Chinese over-exposed to cash, property: survey

Despite their growing wealth, the affluent middle class in China are failing to diversify their investments or move away from a traditional reliance on holdings of cash and real estate.
Chinese over-exposed to cash, property: survey

Despite China’s attempts to open up new investment channels, most of its middle class appear unwilling to diversify overseas and remain heavily allocated to cash, leaving them vulnerable to house price and inflationary shocks.

A survey* by US investment services firm Charles Schwab indicates that China’s emerging affluent – those with an annual income of $40,000-800,000 – have not become the savvy investors their wealth might suggest.

Apart from nearly half of their money being held in cash or cash equivalents, only a small minority of those surveyed had a financial adviser (12%), and they didn't sufficiently use online news sources to guide their decisions.

The main reason for the overly cautious approach appeared to be a lack of confidence, financial education and available investment choices.

Of all those surveyed, 45% of their money was held in cash or cash equivalents, 20% in individual stocks (mostly in China or Hong Kong), 9% in mutual funds (excluding money market funds), 7% in individual bonds, 5% in exchange-traded funds and 14% in ‘other’ investments.

One reason for the investing attitudes was cultural, with China traditionally a country of savers, said Lisa Hunt, executive vice-president for international services and special business development at Charles Schwab.

A key solution was to focus on financial literacy through education, she argued, and schemes such as Stock Connect are opening up the chance for investment diversification.

Chinese emerging affluent investors tend to make a progression from doing a lot of real estate investing to putting their money into cash, as they don’t know where else to go, said Hunt.

They were overexposed to property, with more than twice as much allocated to real estate as non-property assets, she added, which left them very vulnerable to housing price shocks.

Moreover, despite their risk-averse nature, 41% of surveyed investors were trading stocks at least 36 times per year.

This, said Hunt, contradicted respondents' claims of being cautious, since they had a portion of their portfolio trading at institutional-level frequency with a very short-term horizon. “That, combined with the large cash holdings, does not provide the type of diversification or portfolio that a risk-averse investor should have.
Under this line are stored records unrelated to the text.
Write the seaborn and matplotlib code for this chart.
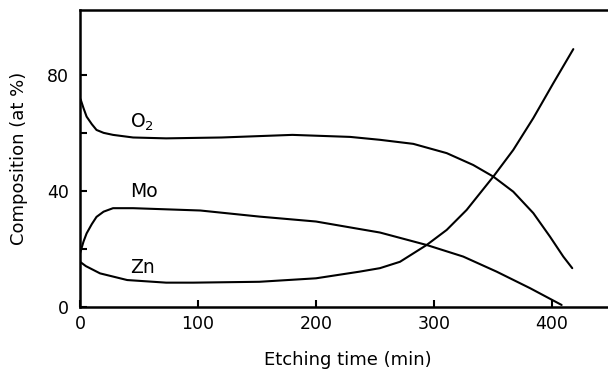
import matplotlib
matplotlib.use("Agg")
import matplotlib.pyplot as plt
import seaborn as sns
import pandas as pd

# Depth profile: composition vs etching time
o2_time = [0.5, 3, 5.6, 10, 14, 20, 28, 45, 73, 120, 180, 229, 254.2, 282.5,
           310.8, 333.3, 350.3, 367.2, 384.2, 398.3, 409.6, 417.2]
o2_comp = [71.6, 68.5, 65.6, 63.0, 61.0, 60.0, 59.3, 58.4, 58.1, 58.4, 59.3, 58.6,
           57.6, 56.2, 53.0, 48.9, 44.9, 39.7, 32.3, 24.2, 17.3, 13.3]

mo_time = [0, 3, 5.6, 10, 14, 20, 28, 45, 102, 152, 200, 237, 254.2, 293.8,
           324.8, 353.1, 381.4, 408.2]
mo_comp = [18.4, 22.5, 25.3, 28.5, 31.0, 32.8, 34.0, 34.0, 33.2, 31.1, 29.4, 26.8,
           25.6, 21.3, 17.3, 12.1, 6.4, 0.6]

zn_time = [0, 5, 17, 40, 73, 96, 152, 200, 237, 254.2, 271.2, 293.8, 310.8,
           327.7, 350.3, 367.2, 384.2, 401.1, 418.1]
zn_comp = [15.5, 14.0, 11.5, 9.2, 8.3, 8.3, 8.6, 9.8, 12.1, 13.3, 15.5, 21.3, 26.5,
           33.4, 44.9, 54.1, 65.1, 77.1, 88.9]

x_ticks = [0, 100, 200, 300, 400]
y_ticks = [0, 20, 40, 60, 80]
y_tick_labels = ["0", "", "40", "", "80"]

frames = []
for name, t, c in [("O2", o2_time, o2_comp), ("Mo", mo_time, mo_comp), ("Zn", zn_time, zn_comp)]:
    frames.append(pd.DataFrame({"time": t, "comp": c, "element": name}))
df = pd.concat(frames, ignore_index=True)

sns.set_style("ticks")
plt.rcParams["font.family"] = ["DejaVu Sans"]
plt.rcParams["mathtext.default"] = "regular"
plt.rcParams["text.color"] = "black"
plt.rcParams["axes.labelcolor"] = "black"

fig = plt.figure(figsize=(6.08, 3.69), dpi=100)
ax = fig.add_axes([80 / 608, (369 - 306.7) / 369, 528 / 608, 296.7 / 369])

sns.lineplot(data=df, x="time", y="comp", units="element", estimator=None,
             sort=False, color="black", linewidth=1.5, ax=ax)

ax.set_xlim(0, 447.5)
ax.set_ylim(0, 102.4)
ax.set_xticks(x_ticks)
ax.set_yticks(y_ticks)
ax.set_yticklabels(y_tick_labels)

for side in ["left", "bottom", "top"]:
    ax.spines[side].set_linewidth(1.8)
    ax.spines[side].set_color("black")
ax.spines["right"].set_visible(False)

ax.tick_params(axis="both", direction="in", length=5, width=1.5,
               labelsize=12.5, colors="black", pad=6)
ax.tick_params(axis="y", pad=8)

ax.set_xlabel("Etching time (min)", fontsize=13, color="black")
ax.set_ylabel("Composition (at %)", fontsize=13, color="black")
ax.xaxis.set_label_coords(0.508, -0.150)
ax.yaxis.set_label_coords(-0.098, 0.5)

ax.text(42.4, 63.5, "O$_2$", fontsize=13.5, ha="left", va="center", color="black")
ax.text(42.4, 39.6, "Mo", fontsize=13.5, ha="left", va="center", color="black")
ax.text(42.4, 13.7, "Zn", fontsize=13.5, ha="left", va="center", color="black")

fig.savefig("out.png", dpi=100)
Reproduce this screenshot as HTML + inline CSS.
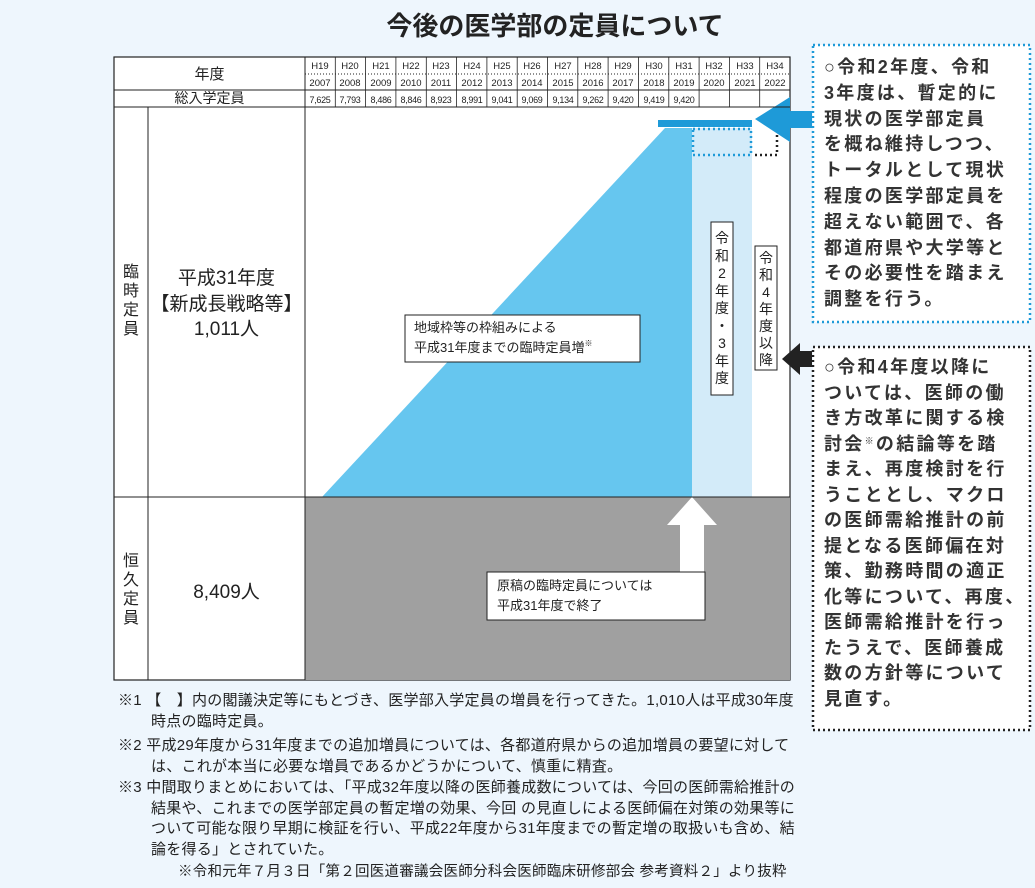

It screams risky, but they think they’re not.”

The survey also showed that new technology is not being used in China as much as it should to improve investment decisions.

The most popular method savers are using to access their money is online banking (77% of respondents) However, only 37% use online investment platforms and just 16% are using mobile phones for banking and investment.

When making investment decisions, a large proportion use newspapers (43%) and television and radio (28%) more often than digital sources.

*The study was conducted by Tsinghua University School of Economics and Management for Charles Schwab. The survey is based on 714 interviews held between June 30 and July 11, 2014. Survey participants had a household annual income of Rmb250,000 to Rmb5,000,000 ($40,000 to $800,000) and less than $1 million in investable assets.